Nel lavoro con i bambini piccoli, attraverso lo strumento prezioso che è il gioco, si entra nella conoscenza di come si sta sviluppando quel bambino o quell’adolescente che si trova non solo con la difficoltà del futuro, ma anche con un’infanzia ancora troppo vicina.
Queste esperienze di analisi consentono all’analista di muoversi nella comunicazione anche con il gioco, favorendo così una maggiore libertà di quanto le sole parole con l’adulto forniscano .

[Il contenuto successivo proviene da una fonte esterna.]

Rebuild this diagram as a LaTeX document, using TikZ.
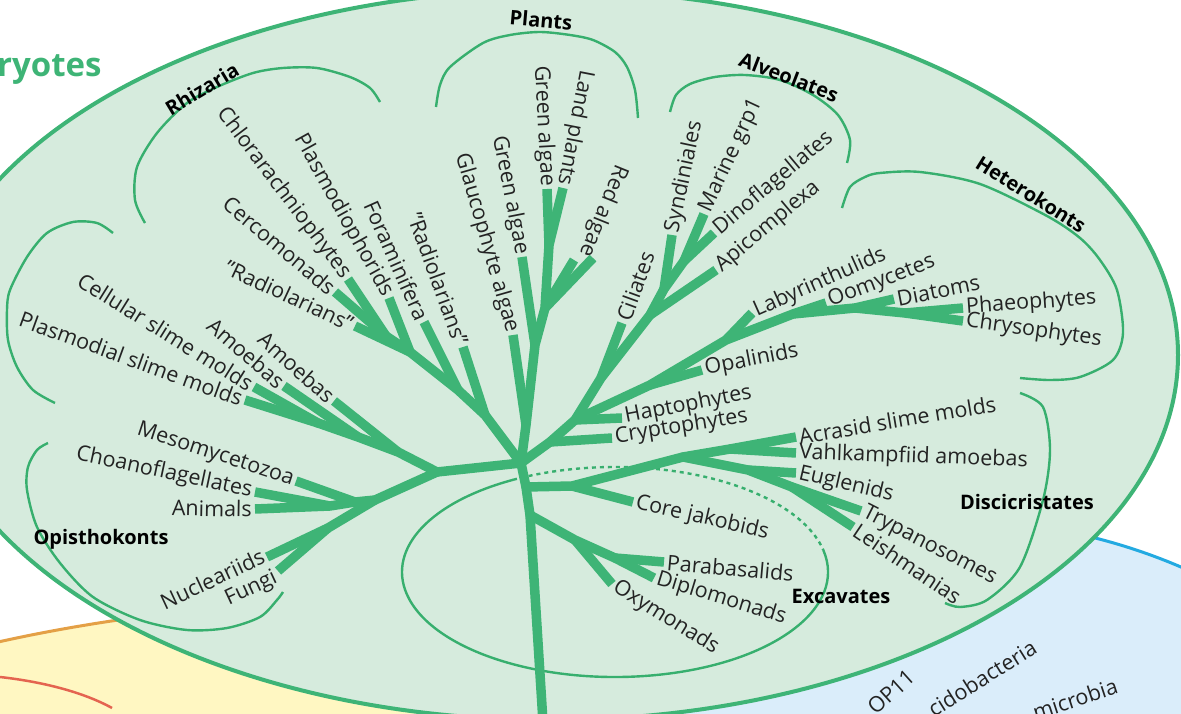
\documentclass[tikz,border=0pt]{standalone}
\usepackage{fontspec}
\setmainfont{Open Sans}
\usetikzlibrary{calc}
\definecolor{euk}{RGB}{62,180,118}
\definecolor{eukfill}{RGB}{214,235,221}
\definecolor{grpline}{RGB}{55,175,110}
\definecolor{txt}{RGB}{35,35,35}
\definecolor{archfill}{RGB}{255,247,194}
\definecolor{archline}{RGB}{228,160,70}
\definecolor{redline}{RGB}{228,100,80}
\definecolor{bactfill}{RGB}{218,237,250}
\definecolor{bactline}{RGB}{35,170,225}
\tikzset{
  branch/.style={euk, line width=9.5pt, line cap=butt},
  stem/.style={euk, line width=9.5pt, line cap=round, line join=round},
  grp/.style={grpline, line width=2.4pt},
  taxon/.style={text=txt, font=\fontsize{21.5}{23}\selectfont, inner sep=3pt},
  clade/.style={text=black, font=\fontsize{20}{22}\selectfont\bfseries, inner sep=0pt},
}
\begin{document}
\begin{tikzpicture}[x=1pt, y=-1pt]
\useasboundingbox (0,0) rectangle (1181,714);
\clip (0,0) rectangle (1181,714);

% neighbouring domains
\filldraw[fill=archfill, draw=archline, line width=3pt] (400,1000) ellipse [x radius=900pt, y radius=400pt];
\draw[redline, line width=2.5pt] (0,677) .. controls (45,682) and (85,693) .. (112,708);
\filldraw[fill=bactfill, draw=bactline, line width=3pt] (950,1050) ellipse [x radius=560pt, y radius=530pt];

% eukaryotes
\filldraw[fill=eukfill, draw=euk, line width=4pt] (550,355) ellipse [x radius=628pt, y radius=365pt];
\node[text=euk, font=\fontsize{33}{35}\selectfont\bfseries, anchor=west, inner sep=0pt] (eukname) at (-3,70) {ryotes};

% group arcs
\draw[grp] plot[smooth] coordinates {(145,223) (135,200) (137,167) (157,133) (187,103) (217,87) (253,73) (283,68) (317,68) (350,77) (370,88) (380,102)};
\draw[grp] plot[smooth] coordinates {(113,233) (97,223) (73,222) (47,233) (27,257) (10,290) (7,310) (8,340) (17,367) (33,390) (55,403)};
\draw[grp] plot[smooth] coordinates {(48,443) (37,450) (28,467) (27,490) (37,527) (60,563) (93,597) (140,620) (187,630) (227,628) (260,617) (277,600) (283,592)};
\draw[grp] plot[smooth] coordinates {(436,107) (440,85) (450,67) (483,43) (510,35) (540,32) (570,35) (593,40) (615,52) (627,67) (635,90) (638,118)};
\draw[grp] plot[smooth] coordinates {(670,112) (676,95) (690,84) (715,77) (745,75) (780,80) (813,95) (838,115) (850,140) (847,163)};
\draw[grp] plot[smooth] coordinates {(842,208) (850,187) (865,177) (880,173) (920,172) (980,184) (1047,216) (1080,238) (1100,260) (1117,290) (1123,333) (1113,360) (1080,377) (1050,380) (1020,378)};
\draw[grp] plot[smooth] coordinates {(1020,393) (1043,407) (1050,450) (1043,500) (1020,567) (987,600) (960,607) (945,603)};
\coordinate (excC) at (615,572);
\draw[grp] (excC) ++(12:213pt and 105pt) arc[start angle=12, end angle=-241.4, x radius=213pt, y radius=105pt];
\draw[grp, dash pattern=on 4pt off 4pt] (excC) ++(118.6:213pt and 105pt) arc[start angle=118.6, end angle=12, x radius=213pt, y radius=105pt];

\node[clade, rotate=31] (rhizaria) at (202,89) {Rhizaria};
\node[clade, rotate=-5] (plants) at (541,20) {Plants};
\node[clade, rotate=-21] (alveolates) at (789,77) {Alveolates};
\node[clade, rotate=-32] (heterokonts) at (1031,194) {Heterokonts};
\node[clade] (discicristates) at (1027,502) {Discicristates};
\node[clade] (excavates) at (841,596) {Excavates};
\node[clade] (opisthokonts) at (101,539) {Opisthokonts};

% junctions
\coordinate (root) at (521,463);
\coordinate (base) at (543,722);
\coordinate (t1) at (526,487);
\coordinate (t2) at (530,515);
\coordinate (l0) at (437,472);
\coordinate (am0) at (398,452);
\coordinate (am1) at (358,437);
\coordinate (am2) at (318,423);
\coordinate (op0) at (375,500);
\coordinate (op1) at (355,502);
\coordinate (op2) at (330,506);
\coordinate (op3) at (328,528);
\coordinate (rz0) at (485,415);
\coordinate (rz1) at (458,390);
\coordinate (rz2) at (410,352);
\coordinate (rz3) at (386,336);
\coordinate (pl0) at (526,425);
\coordinate (pl1) at (535,345);
\coordinate (pl2) at (545,308);
\coordinate (pl3) at (549,245);
\coordinate (ch0) at (550,442);
\coordinate (ch1) at (575,420);
\coordinate (al0) at (601,378);
\coordinate (al1) at (650,315);
\coordinate (al2) at (664,289);
\coordinate (al3) at (684,261);
\coordinate (he0) at (650,385);
\coordinate (he1) at (726,340);
\coordinate (he2) at (793,314);
\coordinate (he3) at (855,308);
\coordinate (he4) at (905,313);
\coordinate (ex0) at (572,486);
\coordinate (dc0) at (683,457);
\coordinate (dc1) at (730,449);
\coordinate (dc2) at (748,470);
\coordinate (dc3) at (792,487);
\coordinate (xc0) at (575,540);
\coordinate (xc1) at (615,558);

% tips
\coordinate (tPlasmodial) at (245,400);
\coordinate (tCellular) at (254,387);
\coordinate (tAmoebaA) at (284,386);
\coordinate (tAmoebaB) at (334,401);
\coordinate (tMeso) at (296,481);
\coordinate (tChoano) at (255,492);
\coordinate (tAnimals) at (255,509);
\coordinate (tNuclear) at (267,557);
\coordinate (tFungi) at (278,571);
\coordinate (tRadioA) at (355,326);
\coordinate (tCercom) at (335,292);
\coordinate (tChlorar) at (348,279);
\coordinate (tPlasmo) at (389,298);
\coordinate (tForam) at (424,322);
\coordinate (tRadioB) at (463,347);
\coordinate (tGlauco) at (513,335);
\coordinate (tGreenA) at (522,257);
\coordinate (tGreenB) at (547,189);
\coordinate (tLand) at (563,188);
\coordinate (tRedA) at (574,260);
\coordinate (tRedB) at (593,258);
\coordinate (tCrypto) at (612,438);
\coordinate (tHapto) at (622,418);
\coordinate (tCiliat) at (622,323);
\coordinate (tSyndin) at (672,235);
\coordinate (tMarine) at (704,214);
\coordinate (tDino) at (714,233);
\coordinate (tApicom) at (716,270);
\coordinate (tOpalin) at (702,370);
\coordinate (tLabyr) at (752,313);
\coordinate (tOomyc) at (826,303);
\coordinate (tDiatom) at (894,299);
\coordinate (tPhaeo) at (963,308);
\coordinate (tChryso) at (963,321);
\coordinate (tJakob) at (633,502);
\coordinate (tAcras) at (796,437);
\coordinate (tVahlk) at (796,453);
\coordinate (tEuglen) at (796,473);
\coordinate (tTrypan) at (861,511);
\coordinate (tLeish) at (853,527);
\coordinate (tParab) at (664,562);
\coordinate (tDiplo) at (654,578);
\coordinate (tOxym) at (612,584);

% inner branches
\draw[stem] (root) -- (t1) -- (t2) -- (base);
\draw[stem] (root) -- (l0) -- (am0) -- (am1) -- (am2);
\draw[stem] (l0) -- (op0) -- (op1) -- (op2);
\draw[stem] (op0) -- (op3);
\draw[stem] (root) -- (rz0) -- (rz1) -- (rz2) -- (rz3);
\draw[stem] (root) -- (pl0) -- (pl1) -- (pl2) -- (pl3);
\draw[stem] (root) -- (ch0) -- (ch1) -- (al0) -- (al1) -- (al2) -- (al3);
\draw[stem] (ch1) -- (he0) -- (he1) -- (he2) -- (he3) -- (he4);
\draw[stem] (t1) -- (ex0) -- (dc0) -- (dc1);
\draw[stem] (dc0) -- (dc2) -- (dc3);
\draw[stem] (t2) -- (xc0) -- (xc1);

% leaves
\draw[branch] (tPlasmodial) -- (am2);
\draw[branch] (tCellular) -- (am2);
\draw[branch] (tAmoebaA) -- (am1);
\draw[branch] (tAmoebaB) -- (am0);
\draw[branch] (tMeso) -- (op1);
\draw[branch] (tChoano) -- (op2);
\draw[branch] (tAnimals) -- (op2);
\draw[branch] (tNuclear) -- (op3);
\draw[branch] (tFungi) -- (op3);
\draw[branch] (tRadioA) -- (rz2);
\draw[branch] (tCercom) -- (rz3);
\draw[branch] (tChlorar) -- (rz3);
\draw[branch] (tPlasmo) -- (rz2);
\draw[branch] (tForam) -- (rz1);
\draw[branch] (tRadioB) -- (rz0);
\draw[branch] (tGlauco) -- (pl0);
\draw[branch] (tGreenA) -- (pl1);
\draw[branch] (tRedA) -- (pl2);
\draw[branch] (tRedB) -- (pl2);
\draw[branch] (tGreenB) -- (pl3);
\draw[branch] (tLand) -- (pl3);
\draw[branch] (tCrypto) -- (ch0);
\draw[branch] (tHapto) -- (ch1);
\draw[branch] (tCiliat) -- (al0);
\draw[branch] (tApicom) -- (al1);
\draw[branch] (tSyndin) -- (al2);
\draw[branch] (tMarine) -- (al3);
\draw[branch] (tDino) -- (al3);
\draw[branch] (tOpalin) -- (he0);
\draw[branch] (tLabyr) -- (he1);
\draw[branch] (tOomyc) -- (he2);
\draw[branch] (tDiatom) -- (he3);
\draw[branch] (tPhaeo) -- (he4);
\draw[branch] (tChryso) -- (he4);
\draw[branch] (tJakob) -- (ex0);
\draw[branch] (tAcras) -- (dc1);
\draw[branch] (tVahlk) -- (dc1);
\draw[branch] (tEuglen) -- (dc2);
\draw[branch] (tTrypan) -- (dc3);
\draw[branch] (tLeish) -- (dc3);
\draw[branch] (tOxym) -- (xc0);
\draw[branch] (tParab) -- (xc1);
\draw[branch] (tDiplo) -- (xc1);

% labels, left side
\node[taxon, anchor=east, rotate=-20] (plasmodial) at (tPlasmodial) {Plasmodial slime molds};
\node[taxon, anchor=east, rotate=-32] (cellular) at (tCellular) {Cellular slime molds};
\node[taxon, anchor=east, rotate=-41] (amoebaA) at (tAmoebaA) {Amoebas};
\node[taxon, anchor=east, rotate=-42] (amoebaB) at (tAmoebaB) {Amoebas};
\node[taxon, anchor=east, rotate=-18] (meso) at (tMeso) {Mesomycetozoa};
\node[taxon, anchor=east, rotate=-12] (choano) at (tChoano) {Choanoflagellates};
\node[taxon, anchor=east, rotate=-1] (animals) at (tAnimals) {Animals};
\node[taxon, anchor=east, rotate=25] (nuclear) at ($(tNuclear)+(-1,-3)$) {Nucleariids};
\node[taxon, anchor=east, rotate=25] (fungi) at ($(tFungi)+(1,5)$) {Fungi};
\node[taxon, anchor=east, rotate=-25] (radioA) at (tRadioA) {"Radiolarians"};
\node[taxon, anchor=east, rotate=-40] (cercom) at (tCercom) {Cercomonads};
\node[taxon, anchor=east, rotate=-53] (chlorar) at (tChlorar) {Chlorarachniophytes};
\node[taxon, anchor=east, rotate=-61] (plasmo) at (tPlasmo) {Plasmodiophorids};
\node[taxon, anchor=east, rotate=-66] (foram) at (tForam) {Foraminifera};
\node[taxon, anchor=east, rotate=-70] (radioB) at (tRadioB) {"Radiolarians"};
\node[taxon, anchor=east, rotate=-74] (glauco) at (tGlauco) {Glaucophyte algae};
\node[taxon, anchor=east, rotate=-79] (greenA) at (tGreenA) {Green algae};
\node[taxon, anchor=east, rotate=-87] (greenB) at (tGreenB) {Green algae};
\node[taxon, anchor=east, rotate=-101] (land) at (tLand) {Land plants};
\node[taxon, anchor=east, rotate=-112] (redalg) at ($(tRedA)!0.5!(tRedB)$) {Red algae};

% labels, right side
\node[taxon, anchor=west, rotate=70] (ciliat) at (tCiliat) {Ciliates};
\node[taxon, anchor=west, rotate=78] (syndin) at (tSyndin) {Syndiniales};
\node[taxon, anchor=west, rotate=65] (marine) at (tMarine) {Marine grp1};
\node[taxon, anchor=west, rotate=40] (dino) at (tDino) {Dinoflagellates};
\node[taxon, anchor=west, rotate=40] (apicom) at (tApicom) {Apicomplexa};
\node[taxon, anchor=west, rotate=24] (labyr) at (tLabyr) {Labyrinthulids};
\node[taxon, anchor=west, rotate=21] (oomyc) at (tOomyc) {Oomycetes};
\node[taxon, anchor=west, rotate=11] (diatom) at (tDiatom) {Diatoms};
\node[taxon, anchor=west, rotate=4] (phaeo) at (tPhaeo) {Phaeophytes};
\node[taxon, anchor=west, rotate=-8] (chryso) at (tChryso) {Chrysophytes};
\node[taxon, anchor=west, rotate=11] (opalin) at (tOpalin) {Opalinids};
\node[taxon, anchor=west, rotate=11] (hapto) at (tHapto) {Haptophytes};
\node[taxon, anchor=west, rotate=9] (crypto) at (tCrypto) {Cryptophytes};
\node[taxon, anchor=west, rotate=9.5] (acras) at (tAcras) {Acrasid slime molds};
\node[taxon, anchor=west, rotate=-2] (vahlk) at (tVahlk) {Vahlkampfiid amoebas};
\node[taxon, anchor=west, rotate=-13] (euglen) at (tEuglen) {Euglenids};
\node[taxon, anchor=west, rotate=-27] (trypan) at (tTrypan) {Trypanosomes};
\node[taxon, anchor=west, rotate=-34] (leish) at (tLeish) {Leishmanias};
\node[taxon, anchor=west, rotate=-13] (jakob) at (tJakob) {Core jakobids};
\node[taxon, anchor=west, rotate=-5] (parab) at (tParab) {Parabasalids};
\node[taxon, anchor=west, rotate=-17] (diplo) at (tDiplo) {Diplomonads};
\node[taxon, anchor=west, rotate=-32] (oxym) at (tOxym) {Oxymonads};

% bacteria, cut by the edge
\node[taxon, rotate=42] (op11) at (891,692) {OP11};
\node[taxon, rotate=32] (acido) at (982,678) {cidobacteria};
\node[taxon, rotate=18] (verruco) at (1075,699) {microbia};

\end{tikzpicture}
\end{document}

Questa ricchezza di analisi con bambini, adolescenti, adulti e anche persone più grandi di me, che già sono vecchietta, fornisce un importante strumento di lavoro che vale per ogni paziente e che poi diventa ulteriore arricchimento per l'analista.... e questo è fondamentale nella nostra libertà di movimento mentale per avvicinare quella persona che è sempre unica.
La ricchezza che uno ha, viene comunicata con le emozioni oltre che con la parola.
Che diresti agli analisti oggi?
Essere attenti non solo a capire i pazienti, ma in modo particolare essere attenti alle proprie limitazioni personali. Se uno ripeto, ha un tipo di convinzione che non gli permette, che non dà la libertà di seguire un determinato paziente, di mettersi in discussione e rinunciare a credenze o convinzioni sue, è meglio che lasci quel paziente a qualcuno che lo può aiutare meglio. E’ più opportuno e più onesto che quel paziente che crea tanta irritazione per esempio non pensabile, possa essere visto da un altro, proponendo al paziente una esperienza che va al di là di ciò che insieme si può fare.
E Ignacio Matte Blanco ?
(Mi risponde sorridendo ) Con lui ho imparato e vissuto giorno e notte.